What you have to do: Exclude the pictures and reproduce the remaining data exactly as written.

-------

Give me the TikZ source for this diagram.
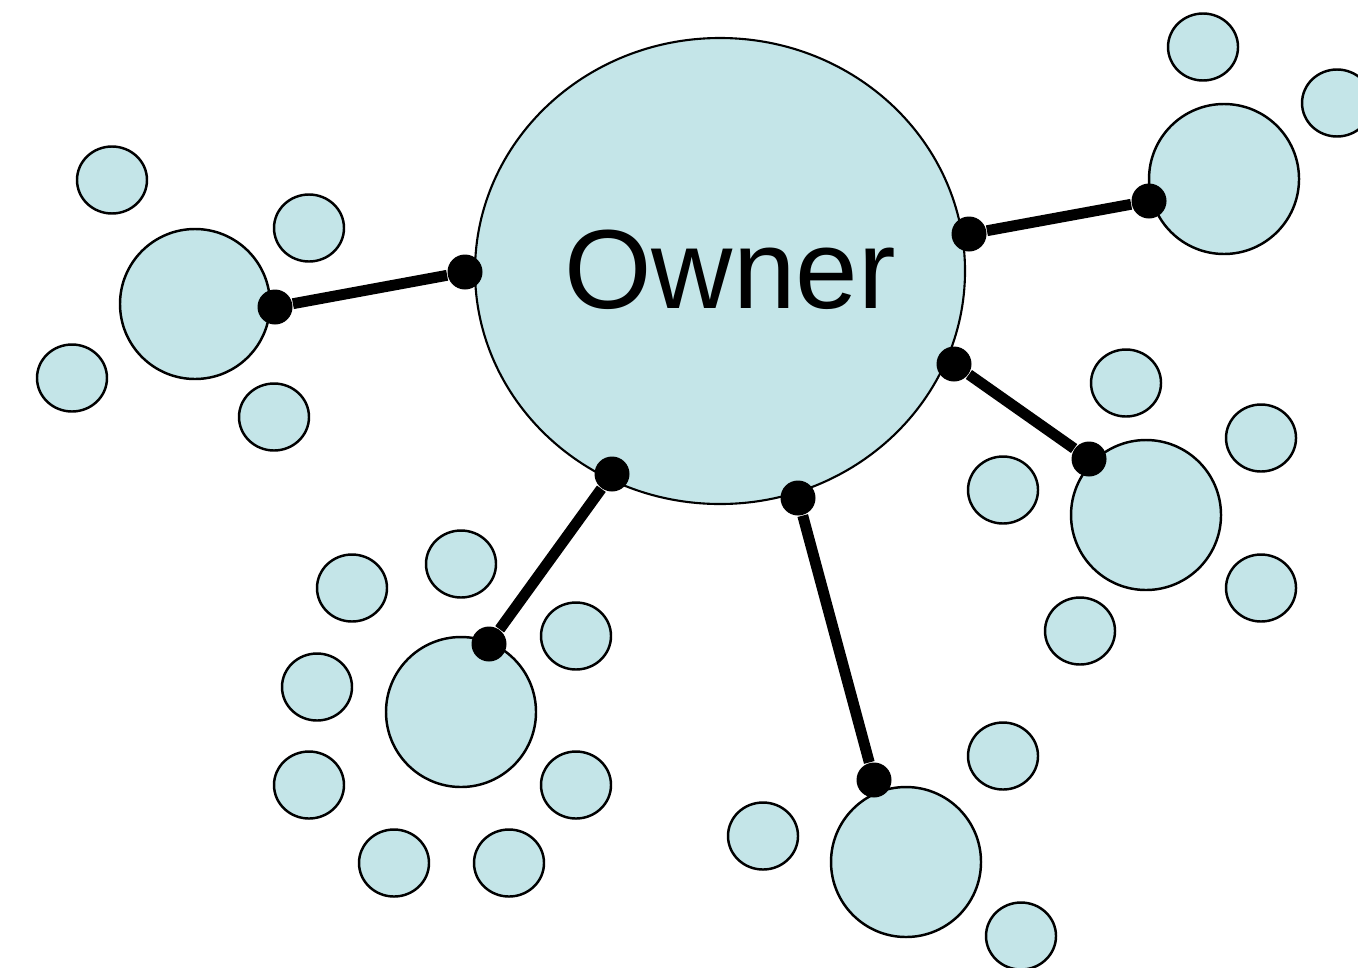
\documentclass[tikz,border=0pt]{standalone}
\usepackage{fontspec}
\setmainfont{Liberation Sans}
\usepackage{tikz}
\usetikzlibrary{shapes.geometric}

\definecolor{bubble}{RGB}{196,229,232}

\begin{document}
\begin{tikzpicture}[
        owner/.style={ellipse, draw, line width=0.6pt, fill=bubble, minimum width=4.90cm, minimum height=4.66cm, inner sep=0pt},
        member/.style={circle, draw, line width=0.7pt, fill=bubble, minimum size=1.50cm, inner sep=0pt},
        item/.style={ellipse, draw, line width=0.7pt, fill=bubble, minimum width=0.70cm, minimum height=0.67cm, inner sep=0pt},
        joint/.style={circle, fill=black, minimum size=0.35cm, inner sep=0pt},
        link/.style={line width=3.1pt}
    ]
            \useasboundingbox (0,0) rectangle (13.58,-9.67);

            % the owner in the middle
            \node[owner] (own) at (7.20,-2.71) {};
            \node[font=\fontsize{32}{38}\selectfont] (ownlabel) at (7.30,-2.70) {Owner};

            % the five members
            \node[member] (m1) at (1.95,-3.04) {};
            \node[member] (m2) at (12.24,-1.79) {};
            \node[member] (m3) at (11.46,-5.15) {};
            \node[member] (m4) at (4.61,-7.12) {};
            \node[member] (m5) at (9.06,-8.62) {};

            % small items round each member
            \foreach \x/\y [count=\i] in {1.12/1.80, 3.09/2.28, 0.72/3.78, 2.74/4.17,
                    12.03/0.47, 13.37/1.03,
                    11.26/3.83, 12.61/4.38, 10.03/4.90, 12.61/5.88, 10.80/6.31,
                    3.52/5.88, 4.61/5.64, 5.76/6.36, 3.17/6.87, 3.09/7.85, 5.76/7.85, 3.94/8.63, 5.09/8.63,
                    7.63/8.36, 10.03/7.56, 10.21/9.36}
                \node[item] (s\i) at (\x,-\y) {};

            % joints on the owner and on the members
            \node[joint] (o1) at (4.65,-2.72) {};
            \node[joint] (o2) at (9.69,-2.34) {};
            \node[joint] (o3) at (9.54,-3.64) {};
            \node[joint] (o4) at (6.12,-4.74) {};
            \node[joint] (o5) at (7.98,-4.98) {};

            \node[joint] (j1) at (2.75,-3.07) {};
            \node[joint] (j2) at (11.49,-2.01) {};
            \node[joint] (j3) at (10.89,-4.59) {};
            \node[joint] (j4) at (4.89,-6.44) {};
            \node[joint] (j5) at (8.74,-7.80) {};

            \draw[link] (o1) -- (j1);
            \draw[link] (o2) -- (j2);
            \draw[link] (o3) -- (j3);
            \draw[link] (o4) -- (j4);
            \draw[link] (o5) -- (j5);

        \end{tikzpicture}
\end{document}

-------

Result below:
Give me the TikZ source for this diagram.
\documentclass[tikz,border=0pt]{standalone}
\usepackage{fontspec}
\setmainfont{Liberation Sans}
\usepackage{tikz}
\usetikzlibrary{shapes.geometric}

\definecolor{bubble}{RGB}{196,229,232}

\begin{document}
\begin{tikzpicture}[
        owner/.style={ellipse, draw, line width=0.6pt, fill=bubble, minimum width=4.90cm, minimum height=4.66cm, inner sep=0pt},
        member/.style={circle, draw, line width=0.7pt, fill=bubble, minimum size=1.50cm, inner sep=0pt},
        item/.style={ellipse, draw, line width=0.7pt, fill=bubble, minimum width=0.70cm, minimum height=0.67cm, inner sep=0pt},
        joint/.style={circle, fill=black, minimum size=0.35cm, inner sep=0pt},
        link/.style={line width=3.1pt}
    ]
            \useasboundingbox (0,0) rectangle (13.58,-9.67);

            % the owner in the middle
            \node[owner] (own) at (7.20,-2.71) {};
            \node[font=\fontsize{32}{38}\selectfont] (ownlabel) at (7.30,-2.70) {Owner};

            % the five members
            \node[member] (m1) at (1.95,-3.04) {};
            \node[member] (m2) at (12.24,-1.79) {};
            \node[member] (m3) at (11.46,-5.15) {};
            \node[member] (m4) at (4.61,-7.12) {};
            \node[member] (m5) at (9.06,-8.62) {};

            % small items round each member
            \foreach \x/\y [count=\i] in {1.12/1.80, 3.09/2.28, 0.72/3.78, 2.74/4.17,
                    12.03/0.47, 13.37/1.03,
                    11.26/3.83, 12.61/4.38, 10.03/4.90, 12.61/5.88, 10.80/6.31,
                    3.52/5.88, 4.61/5.64, 5.76/6.36, 3.17/6.87, 3.09/7.85, 5.76/7.85, 3.94/8.63, 5.09/8.63,
                    7.63/8.36, 10.03/7.56, 10.21/9.36}
                \node[item] (s\i) at (\x,-\y) {};

            % joints on the owner and on the members
            \node[joint] (o1) at (4.65,-2.72) {};
            \node[joint] (o2) at (9.69,-2.34) {};
            \node[joint] (o3) at (9.54,-3.64) {};
            \node[joint] (o4) at (6.12,-4.74) {};
            \node[joint] (o5) at (7.98,-4.98) {};

            \node[joint] (j1) at (2.75,-3.07) {};
            \node[joint] (j2) at (11.49,-2.01) {};
            \node[joint] (j3) at (10.89,-4.59) {};
            \node[joint] (j4) at (4.89,-6.44) {};
            \node[joint] (j5) at (8.74,-7.80) {};

            \draw[link] (o1) -- (j1);
            \draw[link] (o2) -- (j2);
            \draw[link] (o3) -- (j3);
            \draw[link] (o4) -- (j4);
            \draw[link] (o5) -- (j5);

        \end{tikzpicture}
\end{document}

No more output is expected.